Income and Interpersonal Trust
World Values Survey Wave 7
1. Motivation
Trust lubricates social and economic interaction. Classical growth models treat trust as an informal institution that lowers transaction costs; empirical work often finds that high‑trust societies grow faster and innovate more. Here we ask a simpler descriptive question: are richer countries also more trusting?
2. Data
- Coverage: 64 country‑surveys from WVS Wave 7 (2017‑2022).
- Income: GDP per capita, PPP‑adjusted USD (World Bank).
- Trust:
• Baseline – share answering “Most people can be trusted” (Q57).
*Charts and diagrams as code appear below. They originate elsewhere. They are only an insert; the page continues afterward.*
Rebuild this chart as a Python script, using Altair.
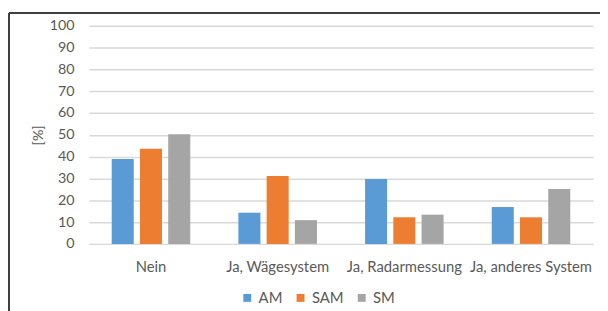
import altair as alt
import pandas as pd

categories = ["Nein", "Ja, Wägesystem", "Ja, Radarmessung", "Ja, anderes System"]
series = ["AM", "SAM", "SM"]
am = [38.9, 14.3, 29.7, 16.9]
sam = [43.6, 31.1, 12.2, 12.2]
sm = [50.3, 10.9, 13.4, 25.2]
colors = ["#5B9BD5", "#ED7D31", "#A5A5A5"]

rows = []
for i, c in enumerate(categories):
    for s, vals in zip(series, [am, sam, sm]):
        rows.append({"Kategorie": c, "Serie": s, "Wert": vals[i]})
df = pd.DataFrame(rows)

FONT = "Lato"
TXT = "#595959"
W, H = 511, 221

bars = alt.Chart(df).mark_bar().encode(
    x=alt.X("Kategorie:N", sort=categories, title=None,
            scale=alt.Scale(paddingInner=0.38, paddingOuter=0.18),
            axis=alt.Axis(labelAngle=0, ticks=False, domainColor="#D9D9D9",
                          labelFontSize=15, labelColor=TXT, labelFont=FONT,
                          labelPadding=16)),
    xOffset=alt.XOffset("Serie:N", sort=series,
                        scale=alt.Scale(paddingInner=0.22, paddingOuter=0)),
    y=alt.Y("Wert:Q", title="[%]", scale=alt.Scale(domain=[0, 100], nice=False),
            axis=alt.Axis(values=list(range(0, 101, 10)), ticks=False, domain=False,
                          gridColor="#D9D9D9", gridWidth=1.5,
                          labelFontSize=14.5, labelColor=TXT, labelFont=FONT,
                          labelPadding=15, titleFont=FONT, titleFontSize=14.5,
                          titleColor=TXT, titleFontWeight="normal",
                          titlePadding=4)),
    color=alt.Color("Serie:N", sort=series,
                    scale=alt.Scale(domain=series, range=colors),
                    legend=alt.Legend(title=None, orient="none", direction="horizontal",
                                      legendX=153, legendY=268,
                                      symbolType="square", symbolSize=64,
                                      symbolStrokeWidth=0,
                                      labelFont=FONT, labelFontSize=15,
                                      labelColor=TXT, columnPadding=10,
                                      labelOffset=4)),
)

frame_top = alt.Chart(df).mark_rule(color="#404040", strokeWidth=1.5).encode(
    x=alt.value(-81), x2=alt.value(W + 20), y=alt.value(-13))
frame_left = alt.Chart(df).mark_rule(color="#404040", strokeWidth=1.5).encode(
    x=alt.value(-81), y=alt.value(-13), y2=alt.value(H + 90))

chart = alt.layer(frame_top, frame_left, bars).properties(
    width=W, height=H,
    autosize=alt.AutoSizeParams(type="none"),
    padding={"left": 82, "top": 16, "right": 7, "bottom": 70},
    background="white",
).configure_view(stroke=None)

chart.save("out.html", embed_options={"renderer": "svg", "actions": False})
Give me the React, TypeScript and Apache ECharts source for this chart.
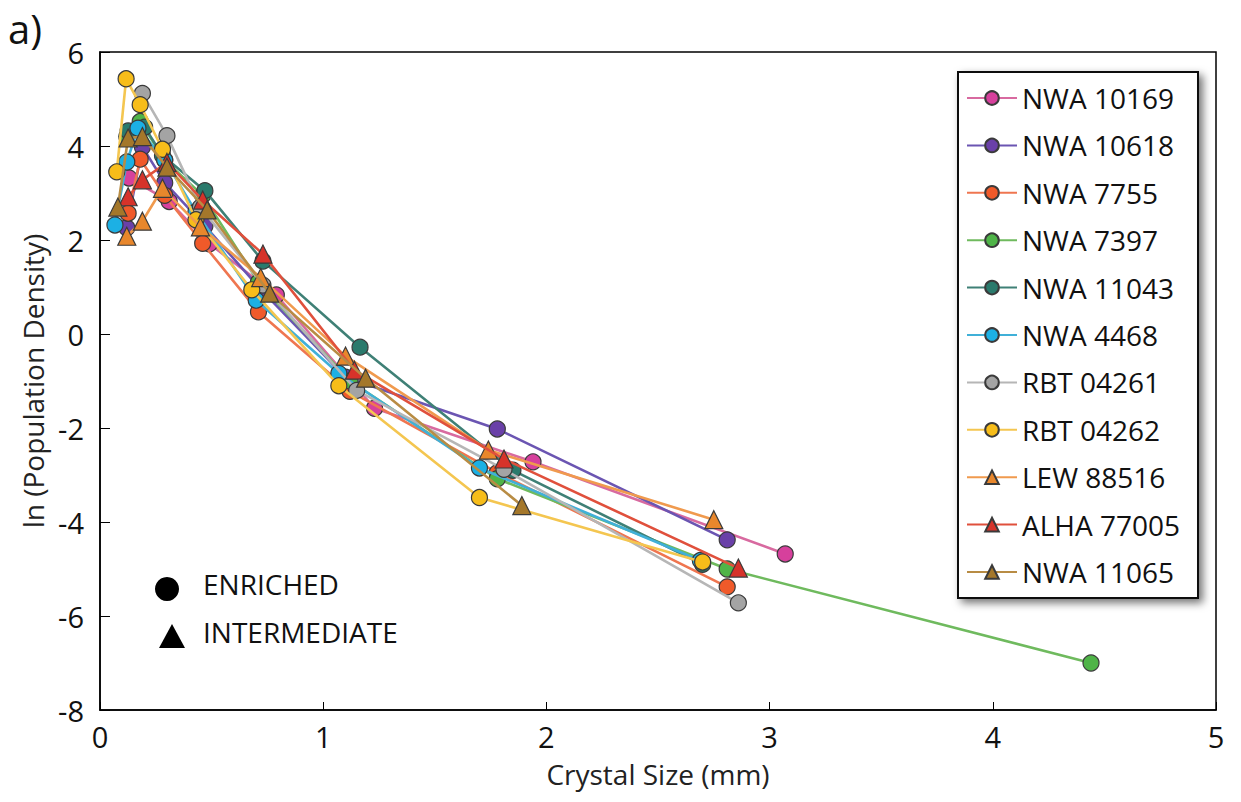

• Alternative – average of Q59–Q63 (trust in neighbours, acquaintances, first‑time met, other religion, other nationality), reverse‑coded.
3. Exploratory pattern
Both the LOESS smoother and the dashed OLS line suggest a positive association. Annotated points mark extreme income positions (rich: MAC, SGP, NLD; poor: ETH, ZWE, TJK) and trust outliers.
4. Regression analysis
Baseline trust
β₁ = 0.104 (SE 0.018, p = 0.000, R² = 0.35)
Alternative trust index
β₁ = 0.137 (SE 0.030, p = 0.000, R² = 0.25)
5. Interpretation
A one‑unit rise in log‑income (≈ 2.7× GDP per capita) is associated with a 0.104-point increase in the share trusting (scale 0–1). While not large, this accounts for roughly 35% of cross‑country variation. Channels could include better governance, education and formal institutions in high‑income settings, which foster generalised trust. Reverse causality—trust as a driver of growth—remains plausible.
6. Limitations & robustness
- Cross‑section only; cannot infer causality.
- Small N; high‑trust outlier (CHN) influences slope.
- Aggregate averages hide within‑country disparities.
7. Short assignment prompt
For students:
- Replicate the scatter plot; label one additional country of your choice.
- Re‑estimate the regression adding a regional fixed effect (e.g. Europe vs. rest). How does β₁ change?
- Propose two mechanisms linking income and trust and outline an empirical strategy to test one of them.
- Critique the trust measures used here.